A focus on innovation
As award winners for innovation, Daniel and Finnacle have certainly brought something new to the financial planning profession. And while technology plays a big part in how they engage with and deliver to clients, it’s not the answer to everything. “Innovation is one of the core values that we agreed upon at the start and so it permeates through everything we do,” says Daniel. “Everyone has the ability to suggest and test different ideas to improve what we do and also find completely new ways to do things.

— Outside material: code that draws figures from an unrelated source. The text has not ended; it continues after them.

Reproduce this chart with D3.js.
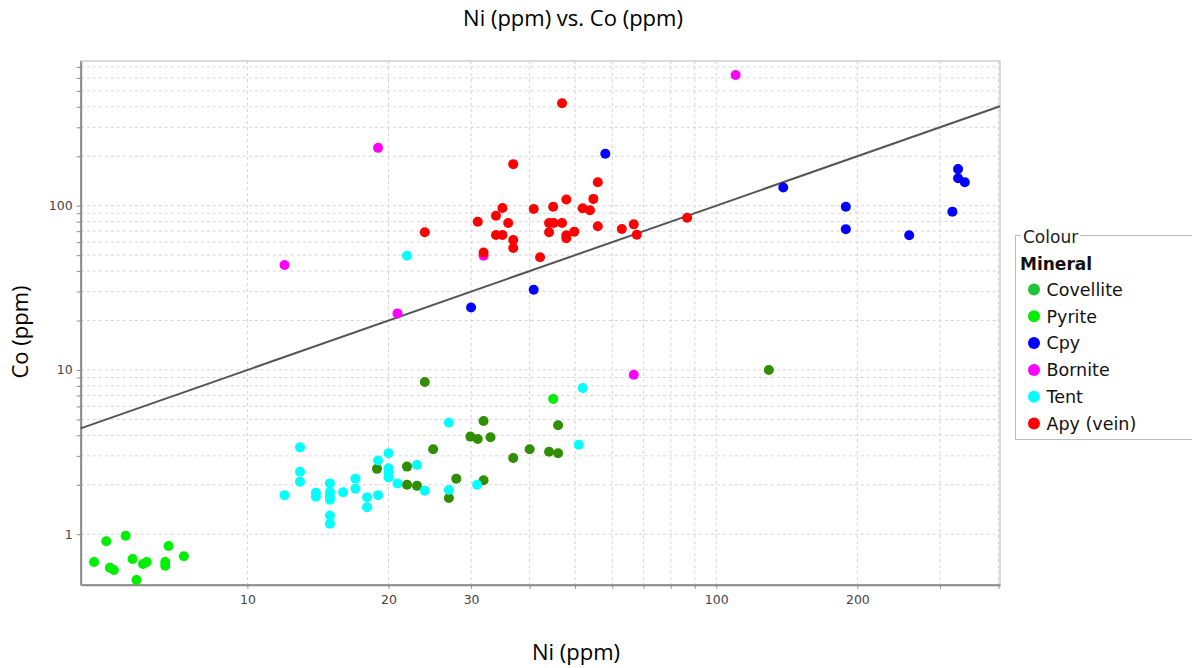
<!DOCTYPE html>
<html>
<head>
<meta charset="utf-8">
<script src="https://cdn.jsdelivr.net/npm/d3@7"></script>
<style>
  body { margin: 0; background: #fff; }
  svg { display: block; }
</style>
</head>
<body>
<svg id="chart" width="1192" height="668"></svg>
<script>
// Ni vs Co concentrations (ppm) grouped by mineral
const minerals = ["Covellite", "Pyrite", "Cpy", "Bornite", "Tent", "Apy (vein)"];
const pointColors = ["#2f8f00", "#00ee00", "#0000ff", "#ff00ff", "#00ffff", "#ff0000"];
const legendColors = ["#1fc43a", "#00ee00", "#0000ff", "#ff00ff", "#00ffff", "#ff0000"];

const covelliteNi = [24.9, 21.9, 21.9, 23.0, 26.9, 27.9, 29.9, 31.0, 33.0, 31.9, 31.9, 36.9, 40.0, 44.0, 46.0, 46.0, 23.9, 129.5, 18.9];
const covelliteCo = [3.29, 2.58, 2.0, 1.97, 1.66, 2.18, 3.93, 3.80, 3.89, 2.13, 4.89, 2.91, 3.29, 3.18, 3.11, 4.61, 8.45, 10.0, 2.5];

const pyriteNi = [4.71, 5.0, 5.09, 5.19, 5.5, 5.69, 5.8, 5.99, 6.1, 6.68, 6.68, 6.79, 7.32, 44.9];
const pyriteCo = [0.678, 0.906, 0.626, 0.606, 0.98, 0.707, 0.527, 0.659, 0.678, 0.678, 0.644, 0.849, 0.735, 6.66];

const cpyNi = [58, 30, 40.8, 139, 189, 189, 258, 319, 328, 328, 339];
const cpyCo = [207, 24, 30.8, 129, 98.6, 72, 66, 92, 167, 147, 139];

const borniteNi = [110, 19, 12, 20.9, 31.9, 66.7];
const borniteCo = [625, 225, 43.6, 22.1, 49.6, 9.36];

const tentNi = [12.0, 12.95, 12.95, 12.95, 14.0, 14.0, 15.0, 15.0, 15.0, 15.0, 15.0, 15.0, 16.0, 17.0, 17.0, 18.0, 18.0, 19.0, 19.0, 20.0, 20.0, 20.0, 20.0, 20.9, 23.0, 23.9, 26.9, 26.9, 30.9, 50.9, 51.9, 21.9];
const tentCo = [1.73, 3.38, 2.40, 2.09, 1.79, 1.69, 2.04, 1.81, 1.71, 1.62, 1.30, 1.16, 1.80, 2.18, 1.89, 1.68, 1.46, 2.81, 1.73, 3.11, 2.52, 2.37, 2.22, 2.04, 2.64, 1.84, 1.86, 4.78, 2.0, 3.51, 7.77, 49.6];

const apyNi = [46.9, 36.9, 55.9, 54.7, 47.9, 51.9, 53.8, 44.9, 40.8, 35.0, 33.9, 31.0, 36.0, 23.9, 44.0, 45.0, 46.9, 55.9, 62.9, 66.7, 67.7, 86.7, 44.0, 49.8, 47.9, 47.9, 33.9, 35.0, 36.9, 36.9, 31.9, 42.1];
const apyCo = [420, 179, 139, 110, 109, 96.4, 93.8, 98.6, 95.5, 96.8, 86.9, 79.9, 78.5, 68.9, 78.5, 78.5, 78.5, 74.9, 72.1, 77.0, 66.6, 84.5, 68.9, 69.5, 66.0, 63.4, 66.3, 66.3, 61.8, 55.3, 51.8, 48.5];

const niSeries = [covelliteNi, pyriteNi, cpyNi, borniteNi, tentNi, apyNi];
const coSeries = [covelliteCo, pyriteCo, cpyCo, borniteCo, tentCo, apyCo];

// Axis domains, grid and tick labels
const xDomain = [4.41, 403];
const yDomain = [0.493, 760];
const xGrid = [10, 20, 30, 40, 50, 60, 70, 80, 90, 100, 200, 300, 400];
const xLabels = [10, 20, 30, 100, 200];
const yGrid = [1, 2, 3, 4, 5, 6, 7, 8, 9, 10, 20, 30, 40, 50, 60, 70, 80, 90, 100, 200, 300, 400, 500, 600, 700];
const yLabels = [1, 10, 100];

const plot = { left: 80.7, right: 1000, top: 61, bottom: 584.7 };

const svg = d3.select("#chart");
const x = d3.scaleLog().domain(xDomain).range([plot.left, plot.right]);
const y = d3.scaleLog().domain(yDomain).range([plot.bottom, plot.top]);

// frame
svg.append("rect")
  .attr("x", plot.left).attr("y", plot.top)
  .attr("width", plot.right - plot.left).attr("height", plot.bottom - plot.top)
  .attr("fill", "#fff").attr("stroke", "#cfcfcf").attr("stroke-width", 1.5);

// grid
const grid = svg.append("g").attr("stroke", "#d4d4d4").attr("stroke-width", 1)
  .attr("stroke-dasharray", "3,3");
grid.selectAll("line.gx").data(xGrid.filter(v => v < xDomain[1])).join("line")
  .attr("x1", d => x(d)).attr("x2", d => x(d))
  .attr("y1", plot.top).attr("y2", plot.bottom);
grid.selectAll("line.gy").data(yGrid).join("line")
  .attr("x1", plot.left).attr("x2", plot.right)
  .attr("y1", d => y(d)).attr("y2", d => y(d));

// axes
const xAxis = d3.axisBottom(x).tickValues(xGrid).tickSize(4).tickSizeOuter(0)
  .tickFormat(d => xLabels.includes(d) ? d : "");
const yAxis = d3.axisLeft(y).tickValues(yGrid).tickSize(4).tickSizeOuter(0)
  .tickFormat(d => yLabels.includes(d) ? d : "");

const gx = svg.append("g").attr("transform", `translate(0,${plot.bottom})`).call(xAxis);
const gy = svg.append("g").attr("transform", `translate(${plot.left},0)`).call(yAxis);
[gx, gy].forEach(g => {
  g.select(".domain").attr("stroke", "#8a8a8a").attr("stroke-width", 2);
  g.selectAll(".tick line").attr("stroke", "#8a8a8a");
  g.selectAll(".tick text").attr("fill", "#444")
    .style("font-family", "'DejaVu Sans', sans-serif").style("font-size", "12.5px");
});
gx.selectAll(".tick text").attr("dy", "0.95em");
gy.selectAll(".tick text").attr("x", -8);

// reference line Co = Ni
svg.append("line")
  .attr("x1", x(xDomain[0])).attr("y1", y(xDomain[0]))
  .attr("x2", x(xDomain[1])).attr("y2", y(xDomain[1]))
  .attr("stroke", "#555").attr("stroke-width", 2);

// points
minerals.forEach((m, i) => {
  const pts = niSeries[i].map((ni, j) => ({ ni, co: coSeries[i][j] }));
  svg.append("g").selectAll("circle").data(pts).join("circle")
    .attr("cx", d => x(d.ni)).attr("cy", d => y(d.co)).attr("r", 5)
    .attr("fill", pointColors[i]);
});

// titles
const textFont = "'Open Sans', sans-serif";
svg.append("text").attr("x", 573).attr("y", 26).attr("text-anchor", "middle")
  .style("font-family", textFont).style("font-size", "22px").attr("fill", "#000")
  .text("Ni (ppm) vs. Co (ppm)");
svg.append("text").attr("x", 576).attr("y", 660).attr("text-anchor", "middle")
  .style("font-family", textFont).style("font-size", "22px").attr("fill", "#000")
  .text("Ni (ppm)");
svg.append("text").attr("transform", "translate(28,332) rotate(-90)").attr("text-anchor", "middle")
  .style("font-family", textFont).style("font-size", "22px").attr("fill", "#000")
  .text("Co (ppm)");

// legend
const lg = svg.append("g");
const legendFont = "'DejaVu Sans', sans-serif";
lg.append("rect").attr("x", 1015.5).attr("y", 235.5).attr("width", 200).attr("height", 204)
  .attr("fill", "#fff").attr("stroke", "#bbb");
const lt = lg.append("text").attr("x", 1023).attr("y", 237).attr("dy", "0.36em")
  .style("font-family", legendFont).style("font-size", "17px").attr("fill", "#222")
  .text("Colour");
const bb = lt.node().getBBox();
lg.insert("rect", "text").attr("x", bb.x - 2).attr("y", 231).attr("width", bb.width + 4).attr("height", 10)
  .attr("fill", "#fff");
lg.append("text").attr("x", 1020).attr("y", 263.5).attr("dy", "0.36em")
  .style("font-family", legendFont).style("font-size", "17px").style("font-weight", "bold")
  .attr("fill", "#111").text("Mineral");
const items = lg.selectAll("g.item").data(minerals).join("g")
  .attr("transform", (d, i) => `translate(0,${289.5 + i * 26.8})`);
items.append("circle").attr("cx", 1034).attr("cy", 0).attr("r", 6)
  .attr("fill", (d, i) => legendColors[i]);
items.append("text").attr("x", 1046.5).attr("y", 0).attr("dy", "0.36em")
  .style("font-family", legendFont).style("font-size", "17.5px").attr("fill", "#111")
  .text(d => d);
</script>
</body>
</html>
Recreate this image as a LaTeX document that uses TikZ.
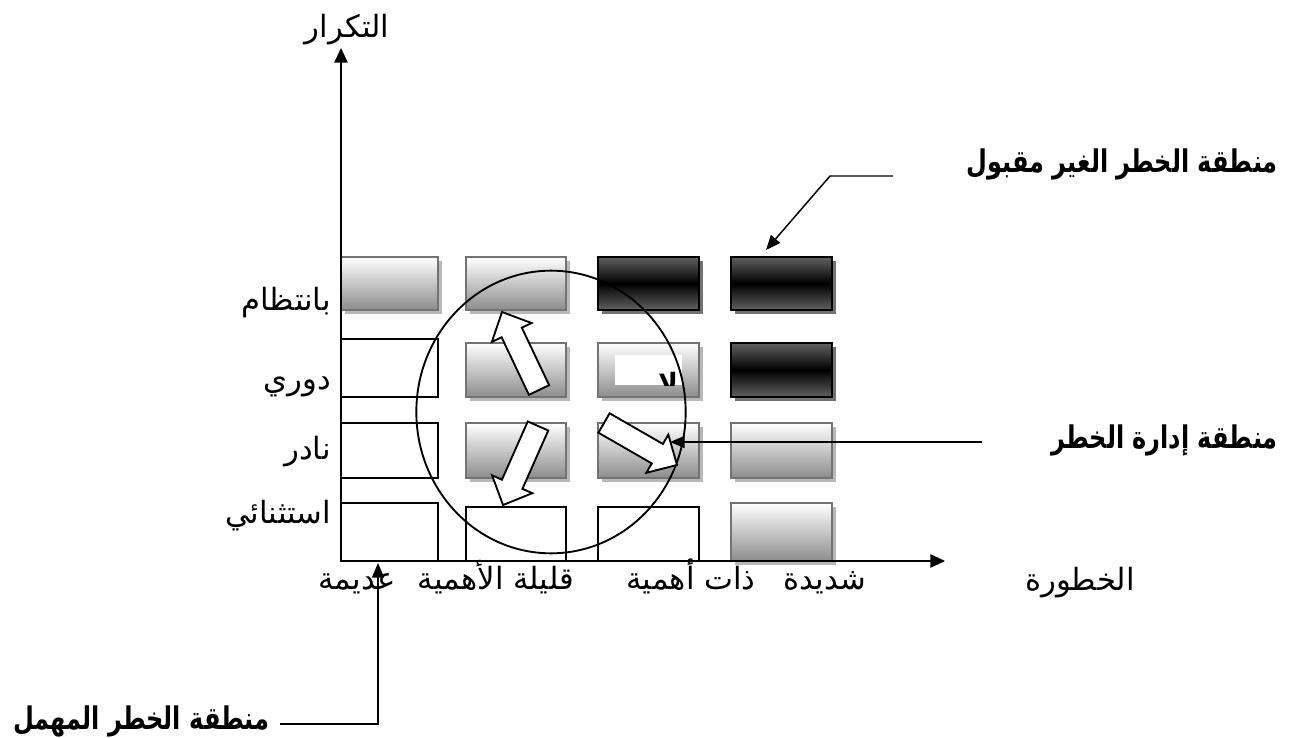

“Technology is the obvious area when it comes to innovation in financial planning – from open APIs & automation through to Regtech, which will help everyone serve more clients more efficiently. This is definitely something that can help the profession as a whole. But when it comes to individual businesses like ours I think that it’s innovation within the service proposition and delivery – something that makes you truly different from everyone else – that is the key to making the experience better for clients.”
Poised for growth
Like every financial planning practice, Finnacle have to ensure their new ideas for advice delivery are viable and robust from a regulatory perspective. While ongoing reform in legislation and policy could be seen as a constraint on innovation, Daniel sees these changes as positive overall. “There is a lot of change, which means there is a lot of opportunity,” he says. “Most planners that I speak to at the moment are growing even within a shrinking industry.
“The speed of growth is much quicker than in the past as well – there is much more support within the industry to allow businesses to grow quickly, such as technology and outsourcing. There are a lot of good people around too, who are more than happy to speak to you and give you some pointers, or introduce other people who may be able to help. I’ve been blown away recently by the support of people who want us and other young businesses to do well.”